Sehr geehrte Frau Bundeskanzlerin,
die Unterzeichner dieses Briefes sind Leiter von in Beirut tätigen deutschen Organisationen sowie private deutsche Staatsangehörige mit langjährigen Erfahrungen im Alltags,- Wirtschafts,- und Politikleben des Landes. Wir wenden uns an Sie unter dem schmerzhaften Eindruck der Aggression, die dieses Land wiederum erleidet und möchten bei Ihnen eine angemessene Reaktion auf dieses Geschehen anmahnen.
Eindeutig verurteilen wir die Entführung israelischer Soldaten und alle gewalttätigen Aktionen von Hezbollah ohne jede staatliche Legitimation. Die militärische Antwort des Nachbarstaates auf die Entführung der Soldaten verletzt jedoch zweifelsfrei die gebotene Verhältnismäßigkeit. Sie dient nicht der Selbstverteidigung nach Art. 51 UN-Charta und widerspricht dem Völkerrecht. Die israelischen Attacken, die praktische Gefangennahme beider Völker -sowohl im Gaza-Streifen wie nun im Libanon- steht auch im Widerspruch zu Prinzipien unserer eigenen Rechtsordnung, die der staatlichen Gewalt Grenzen setzt.
Die Zerstörung der nach dem Bürgerkrieg soeben wieder aufgebauten Infrastruktur des Landes (Flughafen, Elektrizitäswerke, Brücken, Straßen , Wohnhäuser), wirft das Land wirtschaftlich in die 80iger Jahre zurück. Die Blockierung der Häfen macht die Versorgung von 3,6 Millionen Menschen unmöglich. Die anhaltende planvolle Zerstörung aller Verkehrsverbindungen mit Syrien verwandelt das gesamte Land praktisch in ein großes Gefängnis. Wir erleben diese Zerstörung als Zerstörungswut, wenngleich sie kalkuliert sein mag. Und wir fragen Sie: Kann dieser Terror als Selbstverteidigung eines Landes gerechtfertigt bzw. mit der Befreiung von Soldaten begründet werden?
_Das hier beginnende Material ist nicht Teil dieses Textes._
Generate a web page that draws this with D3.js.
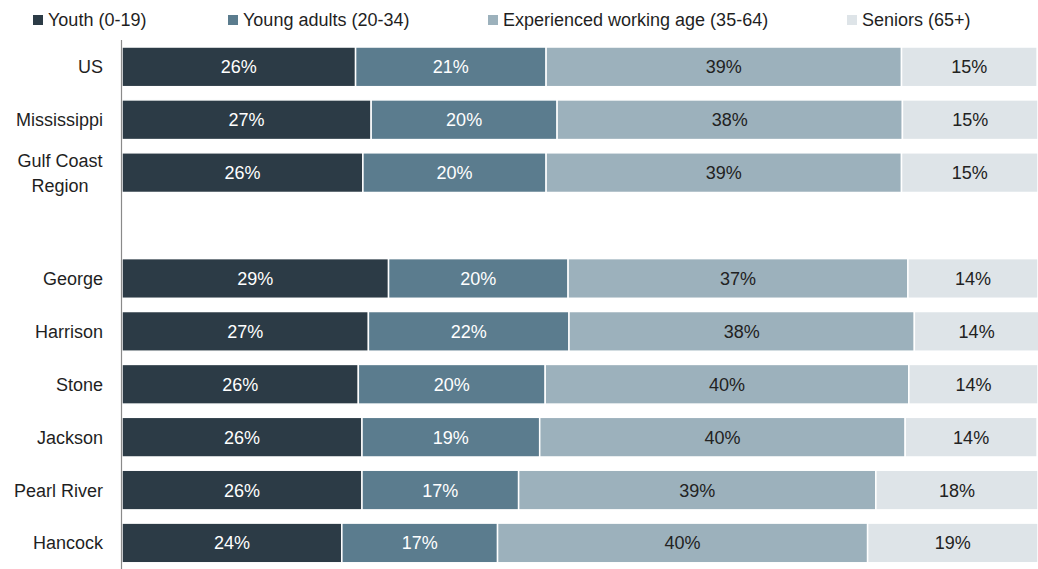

Von dieser Einlassung ist die israelische Regierung inzwischen selbst abgerückt und nimmt nun für sich in Anspruch, für die Einhaltung des UN-Sicherheitsrats Beschlusses 1559 (Entwaffnung der Hezbollah) sorgen zu wollen. Aber auch diese Begründung gestattet nicht das unmenschliche und völkerrechtswidrige Vorgehen Israels. Es versperrt im übrigen jede Aussicht auf Erfolg für die seit Monaten laufenden Bemühungen des Ministerpräsidenten Fouad Siniora, durch inner-libanesischen Dialog zu diesem Ergebnis zu kommen.
Viele unter uns haben vergleichbares Vorgehen der israelischen Regierung bei der Invasion von 1982, die bei Beginn auch mit Art. 51 (Selbstverteidigung) vor der Welt gerechtfertigt wurde, miterlebt. Damals haben die Truppen von Sharon 2.000 (=israelische Quellen) bis 18.000 (=libanes. Quellen) Menschen getötet. Die Verbrechen von Sabra und Chatila unter der Verantwortung der israelischen Truppen sind unvergessen.
Zu der Frage nach Ursache und Wirkung können die Unterzeichner mit vielen Details und eigenen Erfahrungen beitragen: hier kommt jedoch niemand zu dem Schluss, dass der anhaltende Bomben-Terror der Selbstverteidigung Israels dienen könnte.
Wir sind der Überzeugung, dass dieses Land seit 1978 ständigen Demütigungen seitens der israelischen Regierung unterworfen wird, die ein Ende finden müssen. Wir fordern Sie auf, sehr geehrte Frau Bundeskanzlerin, sich in den Schmerz des Libanon und die Verzweiflung derjenigen, die diesen Terror miterleben, einzufühlen und die Rechtfertigung der anhaltenden Bombardierungen seitens der übermächtigen Kriegspartei auch öffentlich aufzugeben.
Demütigungen und Hoffnungslosigkeit tragen dazu bei, Extremismus zu fördern. Bisher haben Ihre öffentlichen Erklärungen den betroffenen hilflosen Menschen hier keinerlei Hoffnung gegeben.